В Большом театре завтра состоится первая балетная премьера сезона: знаменитый хореограф Джон Ноймайер перенес на московскую сцену свой спектакль "Сон в летнюю ночь". Перед премьерой труппу театра выкосила эпидемия гриппа — почти 50 артистов сидят на бюллетенях. О впечатлениях от Большого ДЖОНА НОЙМАЙЕРА, впервые поработавшего в Москве, расспросила ТАТЬЯНА Ъ-КУЗНЕЦОВА.
— Вы избегали встречи с Большим с советских времен. И вот она свершилась. Не разочарованы?
— Трудный вопрос. Если говорить максимально честно, все повернулось не так, как я ожидал. Действительно, еще со времен Григоровича были попытки найти время и предмет работы с Большим театром.

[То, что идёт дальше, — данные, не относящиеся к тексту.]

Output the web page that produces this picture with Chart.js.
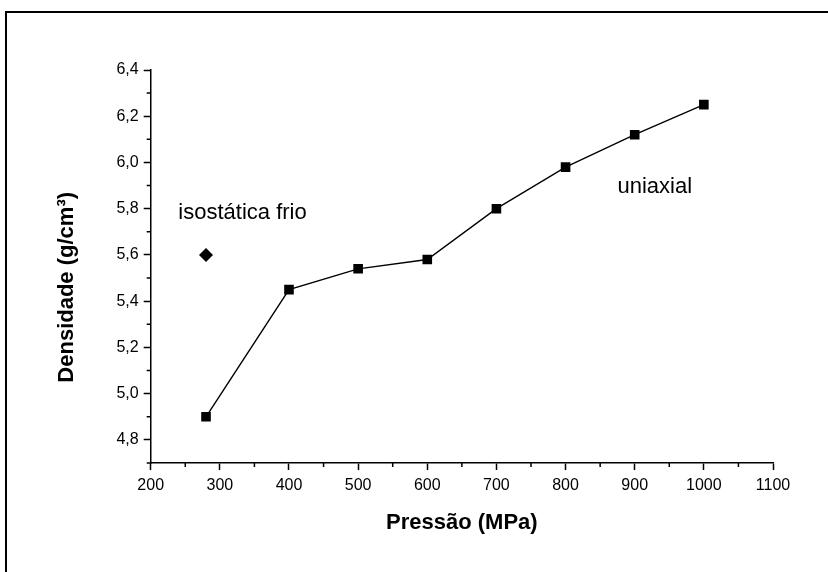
<!DOCTYPE html>
<html>
<head>
<meta charset="utf-8">
<script src="https://cdn.jsdelivr.net/npm/chart.js@4"></script>
<style>
  html, body { margin: 0; padding: 0; background: #fff; }
  #wrap { position: relative; width: 828px; height: 572px; }
  #frame { position: absolute; left: 5px; top: 11px; right: 0; bottom: 0;
           border-left: 2px solid #000; border-top: 2px solid #000; pointer-events: none; }
</style>
</head>
<body>
<div id="wrap">
  <canvas id="chart" width="828" height="572"></canvas>
  <div id="frame"></div>
</div>
<script>
// uniaxial pressing
const pressure  = [280, 400, 500, 600, 700, 800, 900, 1000];
const density   = [4.90, 5.45, 5.54, 5.58, 5.80, 5.98, 6.12, 6.25];
// cold isostatic pressing
const isoPressure = [280];
const isoDensity  = [5.60];

const xMajor = [200, 300, 400, 500, 600, 700, 800, 900, 1000, 1100];
const xMinor = [250, 350, 450, 550, 650, 750, 850, 950, 1050];
const yMajor = [4.8, 5.0, 5.2, 5.4, 5.6, 5.8, 6.0, 6.2, 6.4];
const yMinor = [4.7, 4.9, 5.1, 5.3, 5.5, 5.7, 5.9, 6.1, 6.3];

const notes = [
  { text: 'isostática frio', x: 240, y: 5.754 },
  { text: 'uniaxial',        x: 875, y: 5.867 },
];
const yTitle = 'Densidade (g/cm³)';

const sans = "'Liberation Sans', Arial, sans-serif";

const extras = {
  id: 'extras',
  afterDraw(chart) {
    const { ctx, scales: { x, y } } = chart;
    ctx.save();
    ctx.strokeStyle = '#000';
    ctx.lineWidth = 1.5;
    ctx.beginPath();
    xMinor.forEach(v => {
      const px = x.getPixelForValue(v);
      ctx.moveTo(px, y.bottom); ctx.lineTo(px, y.bottom + 4);
    });
    yMinor.forEach(v => {
      const py = y.getPixelForValue(v);
      ctx.moveTo(x.left - 4, py); ctx.lineTo(x.left, py);
    });
    ctx.stroke();
    ctx.fillStyle = '#000';
    ctx.font = '22px ' + sans;
    ctx.textBaseline = 'alphabetic';
    notes.forEach(n => ctx.fillText(n.text, x.getPixelForValue(n.x), y.getPixelForValue(n.y)));
    // y axis title, a bit below the centre of the axis as in the original
    ctx.font = 'bold 22px ' + sans;
    ctx.textAlign = 'center';
    ctx.textBaseline = 'middle';
    ctx.translate(67, y.getPixelForValue(5.46));
    ctx.rotate(-Math.PI / 2);
    ctx.fillText(yTitle, 0, 0);
    ctx.restore();
  }
};

const tickFmt = v => String(v.toFixed(1)).replace('.', ',');

new Chart(document.getElementById('chart'), {
  type: 'scatter',
  data: {
    datasets: [
      {
        label: 'uniaxial',
        data: pressure.map((p, i) => ({ x: p, y: density[i] })),
        showLine: true,
        borderColor: '#000', borderWidth: 1.4,
        pointStyle: 'rect', pointRadius: 6.8,
        pointBackgroundColor: '#000', pointBorderColor: '#000', pointBorderWidth: 0,
      },
      {
        label: 'isostática frio',
        data: isoPressure.map((p, i) => ({ x: p, y: isoDensity[i] })),
        pointStyle: 'rectRot', pointRadius: 7,
        pointBackgroundColor: '#000', pointBorderColor: '#000', pointBorderWidth: 0,
      },
    ],
  },
  options: {
    responsive: false,
    animation: false,
    layout: { padding: { top: 70, right: 55, left: 0, bottom: 0 } },
    plugins: { legend: { display: false }, tooltip: { enabled: false } },
    scales: {
      x: {
        type: 'linear', min: 200, max: 1100,
        afterFit: s => { s.height = 109; },
        afterBuildTicks: s => { s.ticks = xMajor.map(v => ({ value: v })); },
        ticks: { color: '#000', font: { family: sans, size: 16 }, padding: 6, maxRotation: 0,
                 callback: v => String(v) },
        grid: { drawOnChartArea: false, drawTicks: true, tickLength: 7, tickColor: '#000', tickWidth: 1.5 },
        border: { display: true, color: '#000', width: 1.5 },
        title: { display: true, text: 'Pressão (MPa)', color: '#000',
                 font: { family: sans, size: 22, weight: 'bold' }, padding: { top: 0, bottom: 36 } },
      },
      y: {
        type: 'linear', min: 4.7, max: 6.4,
        afterFit: s => { s.width = 150.7; },
        afterBuildTicks: s => { s.ticks = yMajor.map(v => ({ value: v })); },
        ticks: { color: '#000', font: { family: sans, size: 16 }, padding: 5, callback: tickFmt },
        grid: { drawOnChartArea: false, drawTicks: true, tickLength: 7, tickColor: '#000', tickWidth: 1.5 },
        border: { display: true, color: '#000', width: 1.5 },
      },
    },
  },
  plugins: [extras],
});
</script>
</body>
</html>
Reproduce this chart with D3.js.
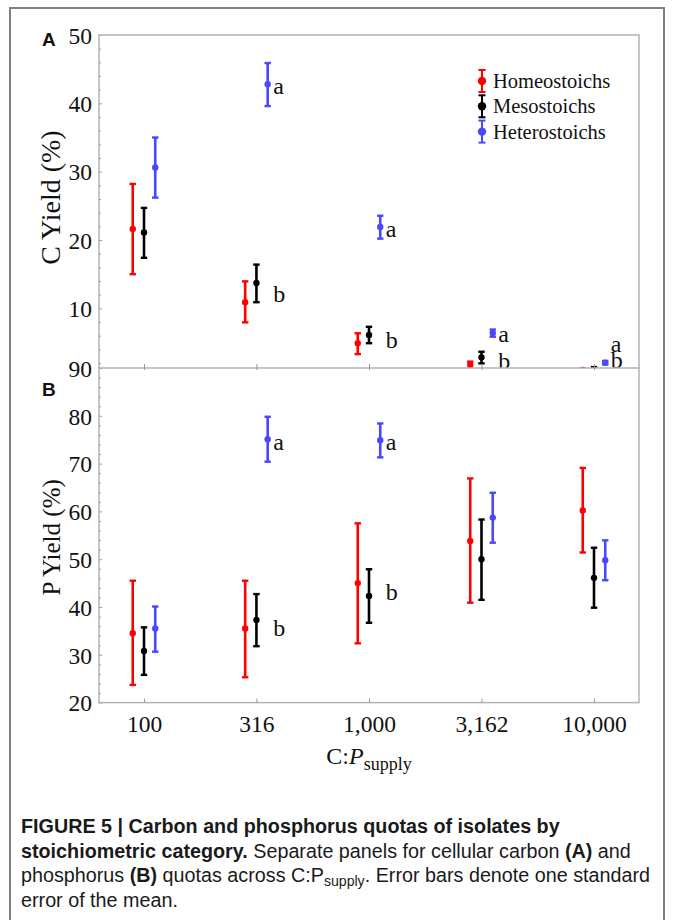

В этом году я был удивлен их чрезвычайной организованностью. Мне вдруг показалось, что это позволит работать в максимально благожелательных условиях. Я выбрал "Сон в летнюю ночь" потому, что среди моих произведений это такая "современная классика", то есть тот язык, который может быть легко понят в Москве — и артистами, и публикой. Я надеялся, что проведу больше времени в Большом. Но из-за небольших проблем со здоровьем я не проработал здесь столько времени, сколько хотел. Это было очень короткое, хаотичное время, и комментировать этот период я бы не хотел. Когда ты находишься на рабочей кухне, нельзя критиковать вещи и людей, с которыми работаешь. Лет через десять я мог бы рассказать об этом более открыто и более свободно. Но сейчас это этически неверно, если вы понимаете, что я хочу сказать.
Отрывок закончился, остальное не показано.